Analyst Tahir Azad argues that both the Russia–Ukraine war and the Israel–Iran conflict of July 2025 demonstrated that the future of deterrence lies in hypersonic weapons. Conventional missiles are increasingly vulnerable to preemptive strikes and interception, whereas hypersonic systems remain extremely difficult for current defenses to counter.
India’s A2/AD strategy may mirror China’s approach in the western Pacific, which relies on long-range anti-ship ballistic missiles to deter US carrier strike groups. Similarly, the LR-AShM provides India with a land-based capability to strike high-value naval assets, allowing friendly forces to operate under its deterrent umbrella.
Risks of Escalation
Strategically, the missile could strengthen India’s conventional deterrence against both China and Pakistan by raising the cost of maritime coercion.

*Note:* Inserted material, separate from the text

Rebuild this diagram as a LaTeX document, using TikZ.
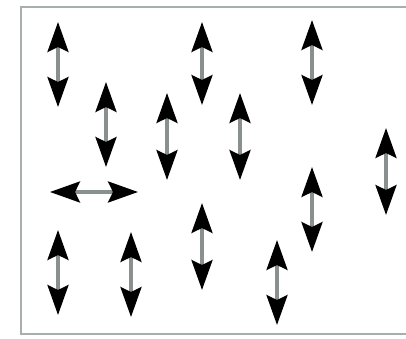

However, adversaries may respond by enhancing layered carrier defenses, expanding dual-use infrastructure in the Indian Ocean, or transferring more advanced weaponry to Pakistan.
Security analyst Nitya Labh warns that long-range missile testing in the Indian Ocean creates “dual-use ambiguity,” making it difficult to distinguish between conventional and nuclear intent. In a crowded maritime theater involving Chinese surveillance ships and multiple nuclear-armed states, this ambiguity heightens the risk of miscalculation and rapid escalation. Without robust crisis-management mechanisms, such dual-capable systems may amplify instability rather than reinforce deterrence.
Conclusion
Overall, the LR-AShM significantly strengthens India’s maritime deterrence and partially offsets unfavorable naval power dynamics in the Indian Ocean. Yet its stabilizing impact will depend on India’s ability to manage escalation risks, maintain signaling discipline, and enhance crisis-control mechanisms within an increasingly congested and nuclear-shadowed maritime environment.